TASK GOAL =
No pictures go into the copy. Write out exactly the lines below from the one containing "Give me the TikZ source for this diagram." through the one containing "(0,0) rectangle (830,1289);".

MATERIAL FOR THIS TASK =
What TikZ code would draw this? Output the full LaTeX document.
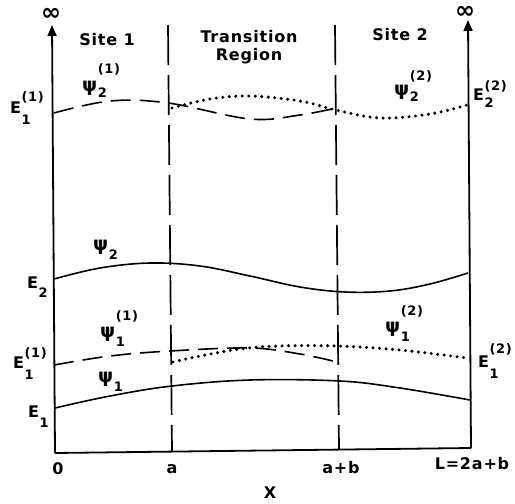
\documentclass[tikz,border=0pt]{standalone}
\usepackage{fontspec}
\setmainfont{DejaVu Sans}[LetterSpace=5]
\usetikzlibrary{arrows.meta}
\newcommand{\lbl}[5]{#1\kern0.5pt\rlap{\raisebox{-#4}{\fontsize{13}{13}\selectfont #2}}\raisebox{#5}{\fontsize{13}{13}\selectfont #3}}
\newcommand{\psiglyph}{{\fontsize{19}{19}\selectfont ψ}}
\tikzset{
  solidc/.style={line width=1.6pt},
  dashc/.style={line width=1.6pt, dash pattern=on 20pt off 9pt},
  dotc/.style={line width=3.4pt, line cap=round, dash pattern=on 0pt off 6.5pt},
  vdash/.style={line width=1.7pt, dash pattern=on 40pt off 10pt},
  axisline/.style={line width=1.8pt},
  axisarrow/.style={axisline, -{Triangle[length=11pt,width=9pt]}},
  txt/.style={font=\fontsize{16}{18}\selectfont\bfseries, inner sep=0pt},
}
\begin{document}
\begin{tikzpicture}[x=1pt,y=-1pt]
\useasboundingbox (0,0) rectangle (515,504);
% axes
\coordinate (O) at (55,453);
\coordinate (R) at (471,448);
\coordinate (Ltop) at (52,25);
\coordinate (Rtop) at (468,20);
\draw[axisline] (O) -- (R);
\draw[axisarrow] (O) -- (Ltop);
\draw[axisarrow] (R) -- (Rtop);
% dashed verticals
\coordinate (At) at (168,25);
\coordinate (Ab) at (172,452);
\coordinate (Bt) at (335,25);
\coordinate (Bb) at (339,449);
\draw[vdash] (At) -- (Ab);
\draw[vdash] (Bt) -- (Bb);
% infinity
\node[txt, font=\fontsize{24}{24}\selectfont\bfseries] (infL) at (51,14) {∞};
\node[txt, font=\fontsize{24}{24}\selectfont\bfseries] (infR) at (465,12) {∞};
% region titles
\node[txt] (site1) at (107,40) {Site 1};
\node[txt, align=center] (trans) at (249,47) {Transition\\Region};
\node[txt] (site2) at (400,35) {Site 2};
% curves: psi_2 level
\draw[dashc] plot[smooth, tension=0.6] coordinates {(54,113) (110,101) (168,103) (250,119) (300,115) (336,108)};
\draw[dotc] plot[smooth, tension=0.6] coordinates {(172,108) (210,99) (250,96) (300,101) (336,110) (380,118) (430,114) (467,105)};
\draw[solidc] plot[smooth, tension=0.6] coordinates {(54,279) (100,268) (150,263) (200,266) (250,276) (300,287) (345,292) (390,291) (430,284) (468,273)};
% psi_1 level
\draw[dashc] plot[smooth, tension=0.6] coordinates {(54,365) (110,356) (170,351) (250,348) (300,354) (337,362)};
\draw[dotc] plot[smooth, tension=0.6] coordinates {(173,362) (200,356) (240,349) (280,346) (337,346) (400,350) (467,358)};
\draw[solidc] plot[smooth, tension=0.6] coordinates {(55,408) (110,396) (172,386) (250,380) (340,381) (400,388) (470,400)};
% labels
\node[txt, anchor=base west] (lE11a) at (10,113) {\lbl{E}{1}{(1)}{11pt}{12pt}};
\node[txt, anchor=base west] (lp21) at (82,91) {\lbl{\psiglyph}{2}{(1)}{6pt}{18pt}};
\node[txt, anchor=base west] (lp22) at (394,95) {\lbl{\psiglyph}{2}{(2)}{6pt}{15pt}};
\node[txt, anchor=base west] (lE22) at (473,100) {\lbl{E}{2}{(2)}{7pt}{10pt}};
\node[txt, anchor=base west] (lp2) at (93,250) {\lbl{\psiglyph}{2}{}{9pt}{0pt}};
\node[txt, anchor=base west] (lE2) at (27,288) {\lbl{E}{2}{}{9pt}{0pt}};
\node[txt, anchor=base west] (lp11) at (100,337) {\lbl{\psiglyph}{1}{(1)}{9pt}{17pt}};
\node[txt, anchor=base west] (lE11b) at (13,368) {\lbl{E}{1}{(1)}{11pt}{11pt}};
\node[txt, anchor=base west] (lp12) at (385,332) {\lbl{\psiglyph}{1}{(2)}{9pt}{17pt}};
\node[txt, anchor=base west] (lE12) at (478,367) {\lbl{E}{1}{(2)}{11pt}{14pt}};
\node[txt, anchor=base west] (lp1) at (98,382) {\lbl{\psiglyph}{1}{}{9pt}{0pt}};
\node[txt, anchor=base west] (lE1) at (28,417) {\lbl{E}{1}{}{10pt}{0pt}};
% axis labels
\node[txt] (x0) at (58,469) {0};
\node[txt] (xa) at (172,469) {a};
\node[txt] (xab) at (341,468) {a+b};
\node[txt] (xL) at (472,464) {L=2a+b};
\node[txt] (xX) at (270,493) {X};
\end{tikzpicture}
\end{document}
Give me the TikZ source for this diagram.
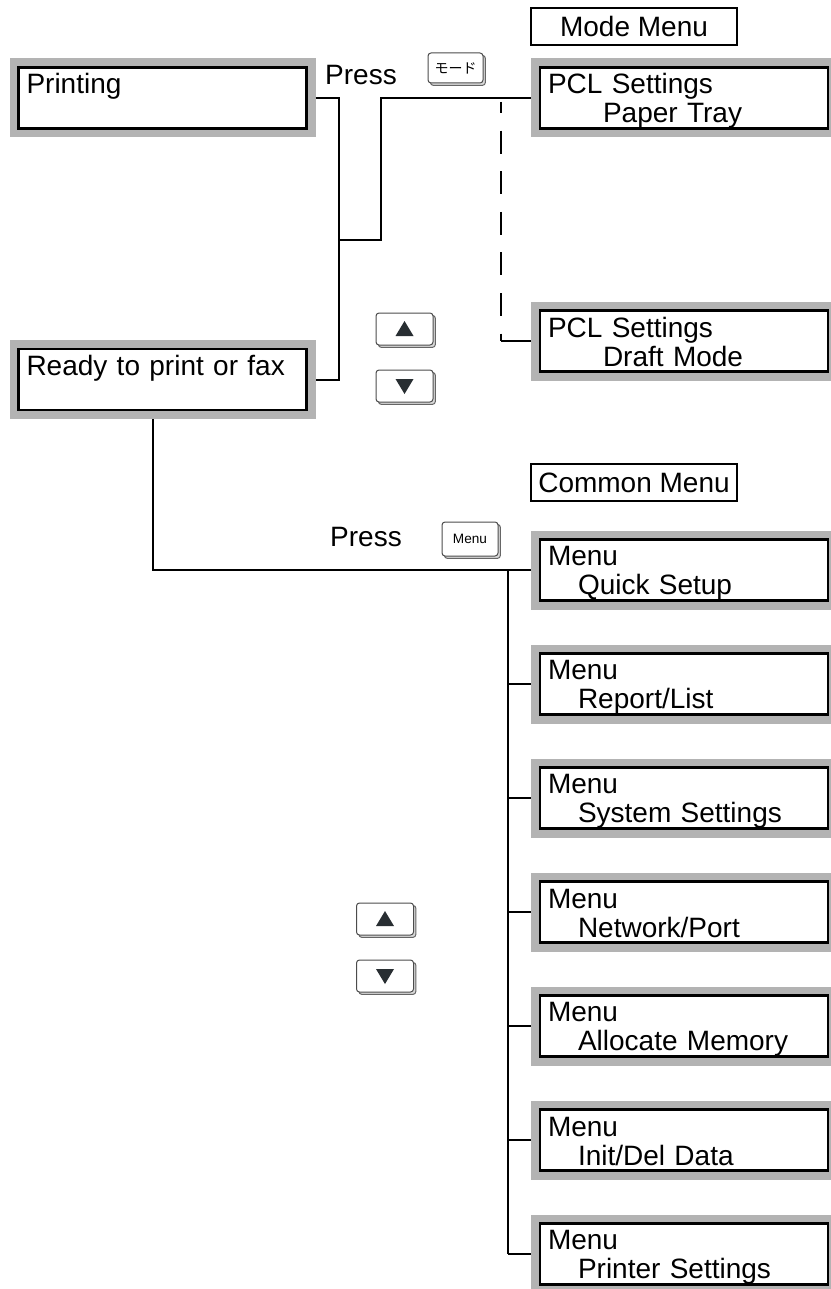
\documentclass[tikz,border=0pt]{standalone}
\usepackage{fontspec}
\setmainfont{Liberation Sans}
\newfontfamily\jpfont{Noto Sans CJK JP}
\usepackage{xcolor}
\usepackage{tikz}
\usetikzlibrary{positioning, shadows}

\definecolor{lcdgray}{RGB}{179,179,179}
\definecolor{keyink}{RGB}{40,46,50}

% two lines of a display panel, second line indented
\newcommand{\lcdlines}[3][0pt]{\rule{0pt}{13pt}#2\\\hspace*{#1}#3\rule[-2.5pt]{0pt}{2.5pt}}

\begin{document}
\begin{tikzpicture}[x=0.5pt, y=-0.5pt, node distance=17.5pt and 10pt,
		every node/.style={font=\fontsize{14}{14.5}\selectfont},
		lcd/.style={draw, line width=1.2pt, fill=white, preaction={draw=lcdgray, line width=9pt},
			minimum width=144pt, minimum height=30.5pt, text width=136pt, inner xsep=4pt, inner ysep=0pt,
			align=left, outer sep=4.5pt},
		title/.style={draw, line width=1pt, minimum width=103pt, minimum height=18.5pt, inner sep=0pt},
		keycap/.style={draw=black!70, line width=0.5pt, fill=white, rounded corners=1.5pt,
			minimum width=28.5pt, minimum height=16pt, inner sep=0pt,
			copy shadow={shadow xshift=1.2pt, shadow yshift=-1.2pt, fill=black!15, draw=black!60}},
		wire/.style={line width=1pt}]
		\useasboundingbox (0,0) rectangle (830,1289);
		
		% Titles
		\node[title] (modettl) at (634, 26.5) {Mode Menu};
		\node[title] (commonttl) at (634, 482.5) {Common Menu};
		
		% Panels
		\node[lcd] (printing) at (162.5, 98) {\lcdlines{Printing}{}};
		\node[lcd] (ready) at (162.5, 379.5) {\lcdlines{Ready to print or fax}{}};
		\node[lcd] (tray) at (684, 98) {\lcdlines[27.5pt]{PCL Settings}{Paper Tray}};
		\node[lcd] (draft) at (684, 341) {\lcdlines[27.5pt]{PCL Settings}{Draft Mode}};
		\node[lcd] (quick) at (684, 570) {\lcdlines[15pt]{Menu}{Quick Setup}};
		\node[lcd] (report) [below=of quick] {\lcdlines[15pt]{Menu}{Report/List}};
		\node[lcd] (system) [below=of report] {\lcdlines[15pt]{Menu}{System Settings}};
		\node[lcd] (network) [below=of system] {\lcdlines[15pt]{Menu}{Network/Port}};
		\node[lcd] (memory) [below=of network] {\lcdlines[15pt]{Menu}{Allocate Memory}};
		\node[lcd] (initdel) [below=of memory] {\lcdlines[15pt]{Menu}{Init/Del Data}};
		\node[lcd] (printer) [below=of initdel] {\lcdlines[15pt]{Menu}{Printer Settings}};
		
		% Keys
		\node (press1) at (361, 75) {Press};
		\node[keycap, minimum width=27.5pt, minimum height=15pt, font=\jpfont\fontsize{7}{7}\selectfont] (modekey) at (455.5, 68) {モード};
		\node[keycap] (upa) at (404.5, 329) {};
		\node[keycap] (downa) at (404.5, 386) {};
		\node (press2) at (366, 537) {Press};
		\node[keycap, minimum width=28pt, minimum height=17pt, font=\fontsize{6.8}{7}\selectfont] (menukey) at (470, 539) {Menu};
		\node[keycap] (upb) at (385, 919) {};
		\node[keycap] (downb) at (385, 976) {};
		\foreach \k in {upa, upb}
			\fill[keyink] ([shift={(-9,7)}]\k.center) -- ([shift={(9,7)}]\k.center) -- ([shift={(0,-8)}]\k.center) -- cycle;
		\foreach \k in {downa, downb}
			\fill[keyink] ([shift={(-9,-7)}]\k.center) -- ([shift={(9,-7)}]\k.center) -- ([shift={(0,8)}]\k.center) -- cycle;
		
		% Edges
		\coordinate (fork) at (338.5, 240);
		\coordinate (trayfeed) at (501, 102);
		\coordinate (draftbend) at (trayfeed |- draft.west);
		\coordinate (trunk) at (508, 0);
		\draw[wire] (printing.east) -- ++(23,0) |- (ready.east);
		\draw[wire] (fork) -- ++(42.5,0) |- (tray.west);
		\draw[wire, dash pattern=on 11.5pt off 8.8pt, dash phase=6pt] (trayfeed) -- (draftbend);
		\draw[wire] (draftbend) -- (draft.west);
		\draw[wire] ([xshift=-5pt]ready.south) |- (quick.west);
		\draw[wire] (quick.west -| trunk) -- (printer.west -| trunk);
		\foreach \m in {report, system, network, memory, initdel, printer}
			\draw[wire] (\m.west -| trunk) -- (\m.west);
	\end{tikzpicture}
\end{document}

OUTPUT OF THE TASK =
Give me the TikZ source for this diagram.
\documentclass[tikz,border=0pt]{standalone}
\usepackage{fontspec}
\setmainfont{Liberation Sans}
\newfontfamily\jpfont{Noto Sans CJK JP}
\usepackage{xcolor}
\usepackage{tikz}
\usetikzlibrary{positioning, shadows}

\definecolor{lcdgray}{RGB}{179,179,179}
\definecolor{keyink}{RGB}{40,46,50}

% two lines of a display panel, second line indented
\newcommand{\lcdlines}[3][0pt]{\rule{0pt}{13pt}#2\\\hspace*{#1}#3\rule[-2.5pt]{0pt}{2.5pt}}

\begin{document}
\begin{tikzpicture}[x=0.5pt, y=-0.5pt, node distance=17.5pt and 10pt,
		every node/.style={font=\fontsize{14}{14.5}\selectfont},
		lcd/.style={draw, line width=1.2pt, fill=white, preaction={draw=lcdgray, line width=9pt},
			minimum width=144pt, minimum height=30.5pt, text width=136pt, inner xsep=4pt, inner ysep=0pt,
			align=left, outer sep=4.5pt},
		title/.style={draw, line width=1pt, minimum width=103pt, minimum height=18.5pt, inner sep=0pt},
		keycap/.style={draw=black!70, line width=0.5pt, fill=white, rounded corners=1.5pt,
			minimum width=28.5pt, minimum height=16pt, inner sep=0pt,
			copy shadow={shadow xshift=1.2pt, shadow yshift=-1.2pt, fill=black!15, draw=black!60}},
		wire/.style={line width=1pt}]
		\useasboundingbox (0,0) rectangle (830,1289);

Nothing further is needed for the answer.